In the listing below, count the lines with "this" and report only the figure.

Data excerpts |

========

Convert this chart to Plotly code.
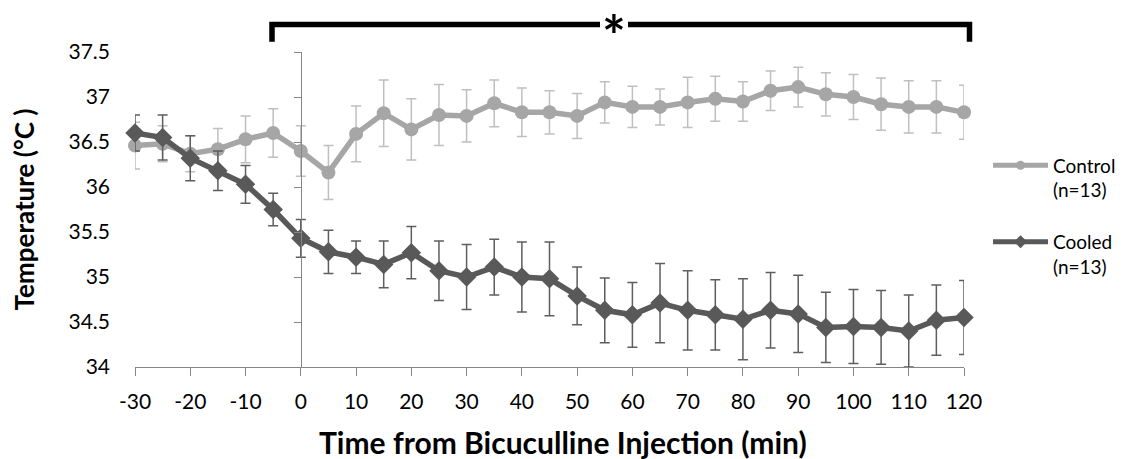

========

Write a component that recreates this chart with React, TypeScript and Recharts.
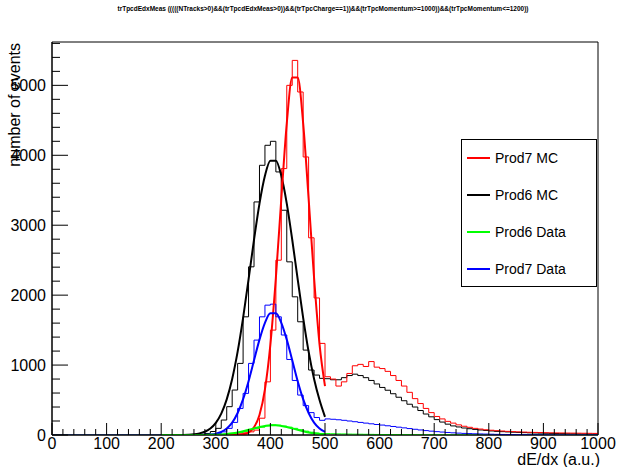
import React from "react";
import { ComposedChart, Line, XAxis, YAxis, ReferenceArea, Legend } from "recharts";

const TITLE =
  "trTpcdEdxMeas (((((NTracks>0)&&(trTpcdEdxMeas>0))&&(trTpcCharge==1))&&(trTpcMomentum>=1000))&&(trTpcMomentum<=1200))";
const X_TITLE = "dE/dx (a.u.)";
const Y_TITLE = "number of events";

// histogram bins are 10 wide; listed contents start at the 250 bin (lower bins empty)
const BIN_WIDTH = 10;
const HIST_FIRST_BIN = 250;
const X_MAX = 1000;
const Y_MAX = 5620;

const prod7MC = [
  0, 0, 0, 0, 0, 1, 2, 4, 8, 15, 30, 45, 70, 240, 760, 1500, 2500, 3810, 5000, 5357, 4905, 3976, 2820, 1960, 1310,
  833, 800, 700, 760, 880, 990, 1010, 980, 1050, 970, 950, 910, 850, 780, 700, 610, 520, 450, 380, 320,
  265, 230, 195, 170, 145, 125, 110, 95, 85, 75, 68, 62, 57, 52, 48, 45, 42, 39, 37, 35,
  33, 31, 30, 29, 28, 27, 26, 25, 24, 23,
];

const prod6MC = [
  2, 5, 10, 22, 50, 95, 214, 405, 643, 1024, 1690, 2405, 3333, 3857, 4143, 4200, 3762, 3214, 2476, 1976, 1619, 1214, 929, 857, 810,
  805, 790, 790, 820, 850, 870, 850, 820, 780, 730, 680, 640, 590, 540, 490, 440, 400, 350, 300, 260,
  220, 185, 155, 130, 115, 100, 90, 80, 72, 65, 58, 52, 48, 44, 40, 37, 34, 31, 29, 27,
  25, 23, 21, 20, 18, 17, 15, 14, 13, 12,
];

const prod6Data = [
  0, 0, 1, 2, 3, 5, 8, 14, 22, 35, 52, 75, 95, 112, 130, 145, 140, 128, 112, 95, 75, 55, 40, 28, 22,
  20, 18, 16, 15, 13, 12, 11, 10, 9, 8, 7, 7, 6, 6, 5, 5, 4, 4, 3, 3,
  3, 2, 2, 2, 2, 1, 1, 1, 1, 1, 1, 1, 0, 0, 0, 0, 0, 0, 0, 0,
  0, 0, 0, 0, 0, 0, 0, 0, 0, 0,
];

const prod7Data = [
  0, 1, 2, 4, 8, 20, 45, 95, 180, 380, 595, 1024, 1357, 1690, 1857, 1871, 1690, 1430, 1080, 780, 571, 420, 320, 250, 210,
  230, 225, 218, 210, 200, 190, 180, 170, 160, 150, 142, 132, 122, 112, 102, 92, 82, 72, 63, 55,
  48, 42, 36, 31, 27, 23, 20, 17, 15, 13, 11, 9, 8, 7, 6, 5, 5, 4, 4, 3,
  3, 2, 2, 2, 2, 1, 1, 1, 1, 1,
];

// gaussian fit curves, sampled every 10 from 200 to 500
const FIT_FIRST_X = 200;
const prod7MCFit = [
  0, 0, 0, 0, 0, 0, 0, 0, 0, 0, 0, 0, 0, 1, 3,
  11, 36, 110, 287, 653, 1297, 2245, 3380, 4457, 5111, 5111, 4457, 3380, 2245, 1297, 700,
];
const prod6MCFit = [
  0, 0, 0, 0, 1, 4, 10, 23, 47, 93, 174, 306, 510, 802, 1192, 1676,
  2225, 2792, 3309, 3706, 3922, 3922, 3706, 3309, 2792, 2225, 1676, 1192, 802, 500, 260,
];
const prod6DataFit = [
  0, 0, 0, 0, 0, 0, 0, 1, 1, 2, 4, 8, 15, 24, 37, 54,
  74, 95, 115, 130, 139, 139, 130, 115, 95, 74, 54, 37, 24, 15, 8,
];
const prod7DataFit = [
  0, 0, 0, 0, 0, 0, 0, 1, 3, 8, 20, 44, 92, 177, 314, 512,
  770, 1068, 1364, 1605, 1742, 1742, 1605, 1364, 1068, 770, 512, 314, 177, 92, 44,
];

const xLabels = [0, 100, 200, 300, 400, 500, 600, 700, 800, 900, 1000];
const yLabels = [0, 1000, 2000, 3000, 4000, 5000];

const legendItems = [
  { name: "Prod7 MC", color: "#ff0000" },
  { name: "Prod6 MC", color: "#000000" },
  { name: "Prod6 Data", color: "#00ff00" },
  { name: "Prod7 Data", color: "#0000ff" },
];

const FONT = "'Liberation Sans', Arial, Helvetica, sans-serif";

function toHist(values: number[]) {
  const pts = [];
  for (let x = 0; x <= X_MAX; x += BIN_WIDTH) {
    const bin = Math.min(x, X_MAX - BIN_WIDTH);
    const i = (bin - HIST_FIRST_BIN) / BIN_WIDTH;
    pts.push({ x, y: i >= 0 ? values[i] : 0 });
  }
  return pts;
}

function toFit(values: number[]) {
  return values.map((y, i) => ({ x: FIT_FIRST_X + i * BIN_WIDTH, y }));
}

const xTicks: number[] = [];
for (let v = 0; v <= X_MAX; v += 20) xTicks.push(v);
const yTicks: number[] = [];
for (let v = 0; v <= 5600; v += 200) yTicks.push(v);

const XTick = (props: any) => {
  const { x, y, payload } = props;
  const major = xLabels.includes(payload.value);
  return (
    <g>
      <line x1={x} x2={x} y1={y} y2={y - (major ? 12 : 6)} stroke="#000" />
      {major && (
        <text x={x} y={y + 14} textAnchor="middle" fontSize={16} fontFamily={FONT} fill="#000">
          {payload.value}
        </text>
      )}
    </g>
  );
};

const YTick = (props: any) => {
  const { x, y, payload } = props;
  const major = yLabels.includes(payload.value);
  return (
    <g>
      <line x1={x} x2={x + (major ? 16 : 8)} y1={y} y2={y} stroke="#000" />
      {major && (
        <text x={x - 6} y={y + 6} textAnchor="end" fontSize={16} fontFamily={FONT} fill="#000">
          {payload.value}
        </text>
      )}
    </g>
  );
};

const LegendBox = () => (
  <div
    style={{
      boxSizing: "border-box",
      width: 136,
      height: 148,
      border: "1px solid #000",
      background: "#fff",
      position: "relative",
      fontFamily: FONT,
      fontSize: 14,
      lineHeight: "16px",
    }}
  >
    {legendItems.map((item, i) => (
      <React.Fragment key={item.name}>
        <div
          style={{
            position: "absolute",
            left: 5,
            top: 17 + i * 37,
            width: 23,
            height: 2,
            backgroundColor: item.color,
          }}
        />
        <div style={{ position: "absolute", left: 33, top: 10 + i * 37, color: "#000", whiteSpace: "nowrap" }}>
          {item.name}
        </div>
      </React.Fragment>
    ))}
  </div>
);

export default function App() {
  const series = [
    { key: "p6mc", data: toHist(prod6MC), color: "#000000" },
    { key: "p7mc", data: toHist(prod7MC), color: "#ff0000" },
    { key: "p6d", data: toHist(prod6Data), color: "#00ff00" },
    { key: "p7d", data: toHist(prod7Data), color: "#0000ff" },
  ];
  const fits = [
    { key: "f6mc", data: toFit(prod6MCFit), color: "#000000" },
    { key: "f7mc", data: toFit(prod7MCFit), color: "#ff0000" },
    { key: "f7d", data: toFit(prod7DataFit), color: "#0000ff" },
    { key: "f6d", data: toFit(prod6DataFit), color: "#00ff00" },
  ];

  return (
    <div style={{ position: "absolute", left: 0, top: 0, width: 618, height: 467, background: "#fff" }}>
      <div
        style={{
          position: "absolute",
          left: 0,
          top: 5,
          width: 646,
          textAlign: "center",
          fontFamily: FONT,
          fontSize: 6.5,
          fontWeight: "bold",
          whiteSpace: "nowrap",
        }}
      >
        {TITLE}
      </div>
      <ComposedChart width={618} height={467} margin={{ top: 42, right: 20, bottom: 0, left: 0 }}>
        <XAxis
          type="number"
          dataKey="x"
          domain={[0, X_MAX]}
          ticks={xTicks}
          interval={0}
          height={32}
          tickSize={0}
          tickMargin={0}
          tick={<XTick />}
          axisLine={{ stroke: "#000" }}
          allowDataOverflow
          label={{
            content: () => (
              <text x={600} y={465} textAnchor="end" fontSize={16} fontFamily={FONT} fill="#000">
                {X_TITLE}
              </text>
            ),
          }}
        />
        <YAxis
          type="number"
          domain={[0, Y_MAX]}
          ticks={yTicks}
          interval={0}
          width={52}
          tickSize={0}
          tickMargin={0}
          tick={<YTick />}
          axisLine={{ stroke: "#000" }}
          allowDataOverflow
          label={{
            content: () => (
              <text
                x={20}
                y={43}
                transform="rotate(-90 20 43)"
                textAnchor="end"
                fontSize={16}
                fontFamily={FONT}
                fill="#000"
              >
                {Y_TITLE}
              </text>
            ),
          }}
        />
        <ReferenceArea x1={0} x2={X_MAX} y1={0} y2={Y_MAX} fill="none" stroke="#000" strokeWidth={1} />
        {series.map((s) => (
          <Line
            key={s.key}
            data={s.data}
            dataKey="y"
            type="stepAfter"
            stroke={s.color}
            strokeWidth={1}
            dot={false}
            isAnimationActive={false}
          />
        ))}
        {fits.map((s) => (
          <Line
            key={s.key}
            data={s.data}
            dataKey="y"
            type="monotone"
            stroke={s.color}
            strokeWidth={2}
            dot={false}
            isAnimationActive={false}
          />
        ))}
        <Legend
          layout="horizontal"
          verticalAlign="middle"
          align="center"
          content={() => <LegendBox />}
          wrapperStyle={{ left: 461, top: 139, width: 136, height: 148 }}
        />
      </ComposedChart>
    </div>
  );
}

========

Response |
2